I am talking one day with the carpenter who is helping us finish up the last part of construction on our home. We are conversing about vegetables and fruit trees; swapping stories around how we are struggling to get some of the harvest before the animals take it all. He tells me a funny story about a relative who sits, day by day, poised to kill anything that takes even a single piece of fruit off of one of his trees. Shaking his head, he says to me, “Isn’t there enough for everyone?”
My God, what a concept.The resonance of this simple question strikes deeply within me. Not just the words, but how he said it. As in, why do we ignore this truth? Why do we act as though there is not enough for everyone? Why do we make insuring that meeting everyone’s basic needs is more difficult, political, and judgmental than it actually is?
While I love many of the basic tenets around capitalism (not something, by the way, we have at this point in time), for a long while now I have been realizing it is not enough. That it needs to be supplemented, not legislated, with a philosophy that includes heart, soul, and human scale actions. Personally, I really resonate with the idea of sharing, and in my mind, this is very different than charity.
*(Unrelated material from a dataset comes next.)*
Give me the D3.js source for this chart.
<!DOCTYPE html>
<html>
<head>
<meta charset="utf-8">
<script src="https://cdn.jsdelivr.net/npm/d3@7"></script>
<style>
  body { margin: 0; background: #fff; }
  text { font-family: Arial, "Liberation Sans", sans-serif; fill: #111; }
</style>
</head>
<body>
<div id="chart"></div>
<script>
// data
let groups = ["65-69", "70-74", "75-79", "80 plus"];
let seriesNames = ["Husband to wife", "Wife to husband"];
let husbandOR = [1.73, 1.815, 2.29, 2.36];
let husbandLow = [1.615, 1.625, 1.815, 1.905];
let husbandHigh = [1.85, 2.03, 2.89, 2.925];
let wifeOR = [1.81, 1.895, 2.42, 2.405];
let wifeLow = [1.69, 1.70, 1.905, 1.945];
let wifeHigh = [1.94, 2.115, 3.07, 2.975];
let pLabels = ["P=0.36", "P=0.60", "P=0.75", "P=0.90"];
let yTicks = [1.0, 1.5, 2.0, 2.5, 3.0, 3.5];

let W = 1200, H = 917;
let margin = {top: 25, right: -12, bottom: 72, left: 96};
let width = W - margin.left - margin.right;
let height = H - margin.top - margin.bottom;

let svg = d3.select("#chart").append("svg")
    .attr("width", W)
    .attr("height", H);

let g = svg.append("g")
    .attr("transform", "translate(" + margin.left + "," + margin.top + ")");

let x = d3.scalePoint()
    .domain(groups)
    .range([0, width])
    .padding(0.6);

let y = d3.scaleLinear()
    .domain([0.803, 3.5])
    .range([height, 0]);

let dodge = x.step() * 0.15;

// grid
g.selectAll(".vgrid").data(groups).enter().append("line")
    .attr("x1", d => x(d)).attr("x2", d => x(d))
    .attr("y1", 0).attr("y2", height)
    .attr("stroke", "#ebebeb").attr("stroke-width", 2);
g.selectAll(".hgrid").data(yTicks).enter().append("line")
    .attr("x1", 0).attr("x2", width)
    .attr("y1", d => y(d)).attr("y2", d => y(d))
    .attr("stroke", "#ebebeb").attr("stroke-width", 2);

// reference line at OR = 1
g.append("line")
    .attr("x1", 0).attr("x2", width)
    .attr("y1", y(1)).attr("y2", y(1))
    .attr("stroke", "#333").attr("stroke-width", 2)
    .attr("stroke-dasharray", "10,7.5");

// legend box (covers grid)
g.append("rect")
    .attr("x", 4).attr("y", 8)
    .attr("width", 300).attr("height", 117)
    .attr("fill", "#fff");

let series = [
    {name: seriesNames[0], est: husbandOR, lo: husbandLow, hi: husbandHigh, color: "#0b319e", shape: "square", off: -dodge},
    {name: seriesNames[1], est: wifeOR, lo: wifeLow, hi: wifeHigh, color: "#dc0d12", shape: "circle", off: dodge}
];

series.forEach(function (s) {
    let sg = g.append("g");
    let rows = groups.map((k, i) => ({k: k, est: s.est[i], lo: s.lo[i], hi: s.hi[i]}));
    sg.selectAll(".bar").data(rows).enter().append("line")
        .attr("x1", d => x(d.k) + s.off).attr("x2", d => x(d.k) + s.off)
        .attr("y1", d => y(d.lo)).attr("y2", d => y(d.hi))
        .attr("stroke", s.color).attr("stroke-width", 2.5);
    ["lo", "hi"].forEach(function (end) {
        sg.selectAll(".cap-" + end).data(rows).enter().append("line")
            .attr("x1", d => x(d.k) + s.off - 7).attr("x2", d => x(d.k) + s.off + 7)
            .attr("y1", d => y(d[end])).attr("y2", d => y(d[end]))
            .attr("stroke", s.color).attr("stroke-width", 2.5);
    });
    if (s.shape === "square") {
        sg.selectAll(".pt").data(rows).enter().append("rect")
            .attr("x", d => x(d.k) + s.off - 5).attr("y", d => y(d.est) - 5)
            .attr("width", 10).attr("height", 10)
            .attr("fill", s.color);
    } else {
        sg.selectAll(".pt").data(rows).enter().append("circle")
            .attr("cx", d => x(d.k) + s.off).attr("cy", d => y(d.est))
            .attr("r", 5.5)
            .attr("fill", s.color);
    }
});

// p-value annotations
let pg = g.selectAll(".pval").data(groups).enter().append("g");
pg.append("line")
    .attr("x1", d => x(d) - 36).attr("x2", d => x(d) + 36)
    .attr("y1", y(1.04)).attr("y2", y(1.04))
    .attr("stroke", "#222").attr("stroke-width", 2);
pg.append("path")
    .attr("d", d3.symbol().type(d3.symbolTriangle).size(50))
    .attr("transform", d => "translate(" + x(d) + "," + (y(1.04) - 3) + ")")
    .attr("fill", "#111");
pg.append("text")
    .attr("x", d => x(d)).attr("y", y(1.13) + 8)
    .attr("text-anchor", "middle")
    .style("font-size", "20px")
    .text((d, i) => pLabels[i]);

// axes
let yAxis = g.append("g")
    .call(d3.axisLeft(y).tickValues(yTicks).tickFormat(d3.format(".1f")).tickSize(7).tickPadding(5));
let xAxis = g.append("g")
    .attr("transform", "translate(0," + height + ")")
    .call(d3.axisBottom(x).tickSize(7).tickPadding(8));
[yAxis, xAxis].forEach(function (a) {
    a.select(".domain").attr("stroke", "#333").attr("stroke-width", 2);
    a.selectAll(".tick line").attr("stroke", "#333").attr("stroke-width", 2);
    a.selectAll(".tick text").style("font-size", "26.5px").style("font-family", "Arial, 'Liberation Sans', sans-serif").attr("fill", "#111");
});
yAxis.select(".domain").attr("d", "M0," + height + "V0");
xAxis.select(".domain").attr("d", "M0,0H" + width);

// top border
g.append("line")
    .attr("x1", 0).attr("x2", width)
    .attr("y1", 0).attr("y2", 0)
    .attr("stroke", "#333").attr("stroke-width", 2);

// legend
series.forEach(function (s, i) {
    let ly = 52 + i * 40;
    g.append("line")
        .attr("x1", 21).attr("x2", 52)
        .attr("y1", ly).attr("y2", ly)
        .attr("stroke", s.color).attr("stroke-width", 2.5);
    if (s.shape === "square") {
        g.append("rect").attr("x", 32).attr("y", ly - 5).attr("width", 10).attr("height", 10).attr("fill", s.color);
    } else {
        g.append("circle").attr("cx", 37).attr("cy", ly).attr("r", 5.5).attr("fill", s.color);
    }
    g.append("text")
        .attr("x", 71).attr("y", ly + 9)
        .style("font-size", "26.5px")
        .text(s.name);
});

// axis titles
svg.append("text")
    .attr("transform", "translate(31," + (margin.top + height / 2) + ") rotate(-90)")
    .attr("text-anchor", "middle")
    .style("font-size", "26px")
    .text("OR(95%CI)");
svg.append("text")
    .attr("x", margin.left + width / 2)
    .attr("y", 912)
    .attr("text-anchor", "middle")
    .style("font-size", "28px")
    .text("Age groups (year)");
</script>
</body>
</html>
Sharing comes when I take what I have, and naturally and spontaneously spread around what I have as I encounter others with a need. It is an exchange between equals that has nothing to do with elaborate giving plans, tax write-offs, or “the “have’s and the have-not’s,” but instead is born out of the moment and from a call within that is looking for nothing in return; other than a chance to give. It is a kind of “what goes around comes around.” A loop, where I am both giver and receiver at some point in the cycle.
Charity, on the other hand, implies a hierarchy, and a hand out. A way where one of us is below, and one of us is above. Pity, guilt, resentment, and desperation are often the companions of charitable one-way “exchanges.”
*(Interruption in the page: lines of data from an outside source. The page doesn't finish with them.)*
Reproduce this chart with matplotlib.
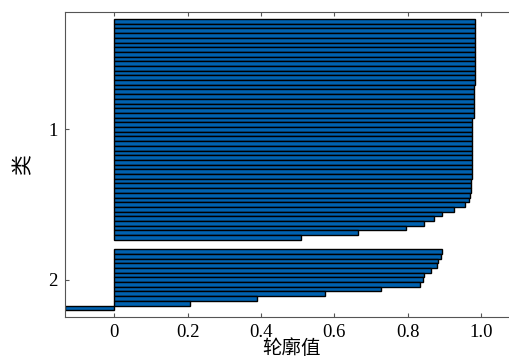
import matplotlib
matplotlib.use("Agg")
import matplotlib.pyplot as plt
import numpy as np

# silhouette values, sorted within each cluster
cluster1 = [0.984, 0.984, 0.983, 0.983, 0.983, 0.983, 0.983, 0.983, 0.983, 0.983,
            0.983, 0.983, 0.983, 0.983, 0.982, 0.982, 0.982, 0.982, 0.982, 0.982,
            0.982, 0.977, 0.977, 0.977, 0.977, 0.977, 0.977, 0.977, 0.977, 0.977,
            0.977, 0.977, 0.976, 0.976, 0.972, 0.972, 0.972, 0.971, 0.968, 0.956,
            0.926, 0.894, 0.873, 0.845, 0.795, 0.665, 0.508]
cluster2 = [0.895, 0.891, 0.882, 0.880, 0.863, 0.845, 0.841, 0.834, 0.728,
            0.575, 0.388, 0.206, -0.135]
cluster_names = ["1", "2"]
xticks = [0, 0.2, 0.4, 0.6, 0.8, 1.0]
xtick_labels = ["0", "0.2", "0.4", "0.6", "0.8", "1.0"]

# stack like matlab's silhouette(): blank rows between clusters
space = 2
bars = [np.nan] * space
tcks = []
for c in (cluster1, cluster2):
    bars += list(c) + [np.nan] * space
    tcks.append(len(bars))
tcks = np.array(tcks, dtype=float)
tcks = tcks - 0.5 * (np.diff(np.r_[space, tcks]) + space - 1)
bars = np.array(bars)
pos = np.arange(1, len(bars) + 1)

fig = plt.figure(figsize=(5.10, 3.62), dpi=100)
ax = fig.add_axes([0.1269, 0.1235, 0.888, 0.8434])
ax.patch.set_edgecolor("none")

ok = ~np.isnan(bars)
ax.barh(pos[ok], bars[ok], height=1.0, color="#0062B0",
        edgecolor="black", linewidth=1.0)

ax.set_xlim(-0.135, 1.1)
ax.set_ylim(len(bars), 1)
ax.set_yticks(tcks, cluster_names, family="Liberation Serif")
ax.set_xticks(xticks, xtick_labels, family="Liberation Serif")

ax.spines["right"].set_visible(False)
for name in ("left", "top", "bottom"):
    ax.spines[name].set_color("#555555")
ax.tick_params(axis="x", direction="in", length=3, color="#555555",
               top=True, labelsize=13.5, pad=5)
ax.tick_params(axis="y", direction="in", length=3, color="#555555",
               labelsize=13.5, pad=5)

ax.set_xlabel("轮廓值", fontsize=14, family=["Noto Sans CJK SC", "DejaVu Sans"],
              labelpad=-2)
ax.set_ylabel("类", fontsize=15, family=["Noto Sans CJK SC", "DejaVu Sans"],
              labelpad=10)

fig.savefig("out.png", dpi=100)
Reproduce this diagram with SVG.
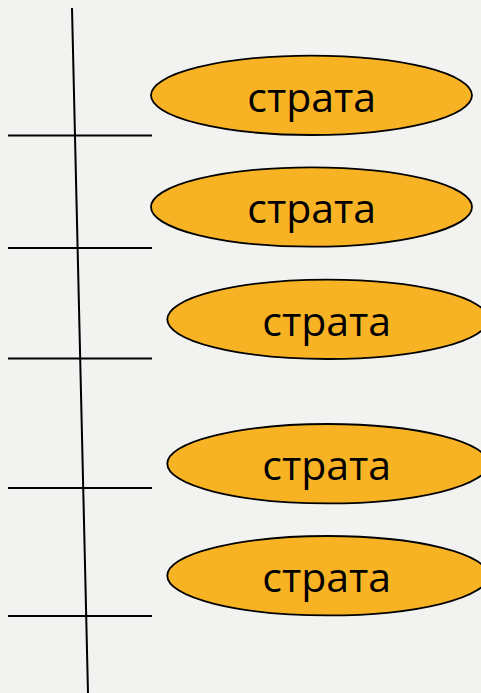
<svg xmlns="http://www.w3.org/2000/svg" width="481" height="693" viewBox="0 0 481 693">
<style>
.bg{fill:#f2f2f0}
.ln{stroke:#000;stroke-width:2;fill:none}
.el{fill:#f7b324;stroke:#000;stroke-width:1.8}
.lb{font-family:"Open Sans","Noto Sans",sans-serif;font-size:41px;fill:#000;text-anchor:middle}
</style>
<rect class="bg" width="481" height="693"/>
<g id="connectors">
<line class="ln" x1="72" y1="8" x2="88" y2="693"/>
<line class="ln" x1="8" y1="135.5" x2="152" y2="135.5"/>
<line class="ln" x1="8" y1="248" x2="152" y2="248"/>
<line class="ln" x1="8" y1="358.5" x2="152" y2="358.5"/>
<line class="ln" x1="8" y1="488" x2="152" y2="488"/>
<line class="ln" x1="8" y1="616" x2="152" y2="616"/>
</g>
<g id="strata1"><ellipse class="el" cx="311.5" cy="95.3" rx="160.5" ry="39.7"/><text class="lb" x="311.7" y="111.7">страта</text></g>
<g id="strata2"><ellipse class="el" cx="311.5" cy="207" rx="160.5" ry="39.7"/><text class="lb" x="311.7" y="223.4">страта</text></g>
<g id="strata3"><ellipse class="el" cx="327.8" cy="319.3" rx="160.5" ry="39.7"/><text class="lb" x="326.7" y="335.7">страта</text></g>
<g id="strata4"><ellipse class="el" cx="327.8" cy="463.7" rx="160.5" ry="39.7"/><text class="lb" x="326.7" y="480.1">страта</text></g>
<g id="strata5"><ellipse class="el" cx="327.8" cy="575.7" rx="160.5" ry="39.7"/><text class="lb" x="326.7" y="592.1">страта</text></g>
</svg>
What if we all took stock of what it is that we have more of than we need? And then decided to look around for where we might share that abundance. This is not done as a way to save anyone, or to boost a sense of ourselves as being “the generous one,” but as the purest recognition of how resources are meant to be available for all. And how that spreading of resources can initiate from anyone, and at any time; no matter their circumstances.
What do you have more of than you need? What could you intentionally plant, create, or generate more of so that you would have some left over to share? How about your time, understanding, patience, or willingness to be with someone if even for a moment? Not because you feel bad for anyone. But because you can. And because it matters.
Can you imagine a world where we fed one another out of generosity and abundance? A kind of continuous back and forth reciprocal relationship with those we come in contact with? Not something we do because we are looking for anything, but because it is truly the most natural way to be with one another, and with what is available.